The response of the provincial and federal governments has been criticized, as access to the antidote remains low despite an increasing number of fentanyl-related deaths. This problem is particularly pronounced on indigenous reserves, which have less available access to government clinics, and instead rely on a combination of provincial services and federal support to obtain the materials required to treat fentanyl overdoses. As part of the provincial government's response, Hoffman communicated with indigenous chiefs to find ways of increasing antidote supply on reserves in August 2015.

==Controversy==
Hoffman came under fire for comments made during question period, wherein she suggested the then opposition Wildrose Party was spending too much time with "sewer rats". Many Wildrose supporters said they felt the sewer rats comment had been directed at them. Hoffman later apologized for the remarks.

==Electoral record==
===2023 general election===

v; t; e; 2023 Alberta general election: Edmonton-Glenora
| Party | Candidate | Votes | % | ±% |
|  | New Democratic | Sarah Hoffman | 12,443 | 69.20 | +10.54 |
|  | United Conservative | Melissa Crane | 5,056 | 28.12 | -1.64 |
|  | Green | Julian Schulz | 332 | 1.85 | – |
|  | Solidarity Movement | David John Bohonos | 150 | 0.83 | – |
| Total |  |  | 17,981 | 99.14 | – |
| Rejected and declined |  |  | 156 | 0.86 |
| Turnout |  |  | 18,137 | 56.28 |
| Eligible voters |  |  | 32,227 |
|  | New Democratic hold |  | Swing |  | +6.09 |
Source(s) Source: Elections Alberta

===2019 general election===

v; t; e; 2019 Alberta general election: Edmonton-Glenora
| Party | Candidate | Votes | % | ±% |
|  | New Democratic | Sarah Hoffman | 11,573 | 58.67% | -9.78% |
|  | United Conservative | Marjorie Newman | 5,871 | 29.76% | 4.85% |
|  | Alberta Party | Glen Tickner | 1,985 | 10.06% | 7.52% |
|  | Alberta Independence | Clint Kelley | 298 | 1.51% | – |
| Total |  |  | 19,727 | – | – |
| Rejected, spoiled and declined |  |  | 84 | 48 | 10 |
| Eligible electors / turnout |  |  | 32,349 | 61.27% | 8.03% |
|  | New Democratic hold |  | Swing |  | -11.14% |
Source(s) Source: "32 - Edmonton-Glenora, 2019 Alberta general election". officialresults.elections.ab.ca.

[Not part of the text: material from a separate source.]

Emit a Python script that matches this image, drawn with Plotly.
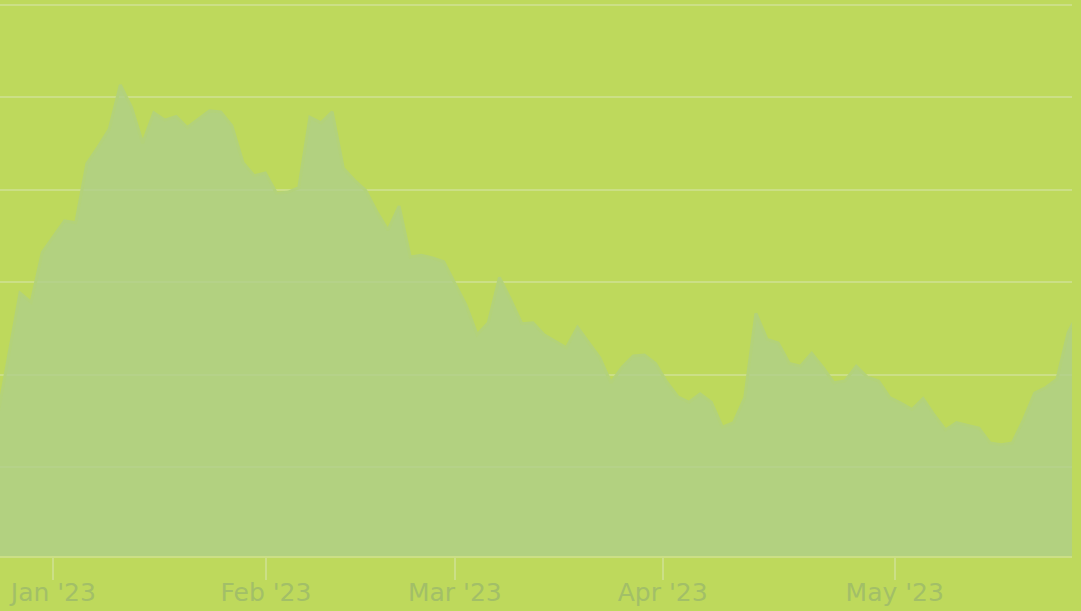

Elections Alberta. Retrieved May 21, 2020. Alberta. Chief Electoral Officer (2019). 2019 General Election. A Report of the Chief Electoral Officer. Volume II (PDF) (Report). Vol. 2. Edmonton, Alta.: Elections Alberta. pp. 124–127. ISBN 978-1-988620-12-1. Retrieved April 7, 2021.

===2015 general election===

v; t; e; 2015 Alberta general election: Edmonton-Glenora
| Party | Candidate | Votes | % | ±% |
|  | New Democratic | Sarah Hoffman | 12,473 | 68.45% | 42.82% |
|  | Progressive Conservative | Heather Klimchuk | 3,145 | 17.26% | -20.98% |
|  | Wildrose | Don Koziak | 1,394 | 7.65% | -9.25% |
|  | Liberal | Karen Sevcik | 553 | 3.03% | -7.29% |
|  | Alberta Party | Chris Vilcsak | 463 | 2.54% | -6.37% |
|  | Green | David J. Parker | 195 | 1.07% | – |
| Total |  |  | 18,223 | – | – |
| Rejected, spoiled and declined |  |  | 72 | 46 | 14 |
| Eligible electors / turnout |  |  | 34,388 | 53.24% | -2.44% |
|  | New Democratic gain from Progressive Conservative |  | Swing |  | 19.29% |
Source(s) Source: "34 - Edmonton-Glenora, 2015 Alberta general election". officialresults.elections.ab.ca. Elections Alberta. Retrieved May 21, 2020.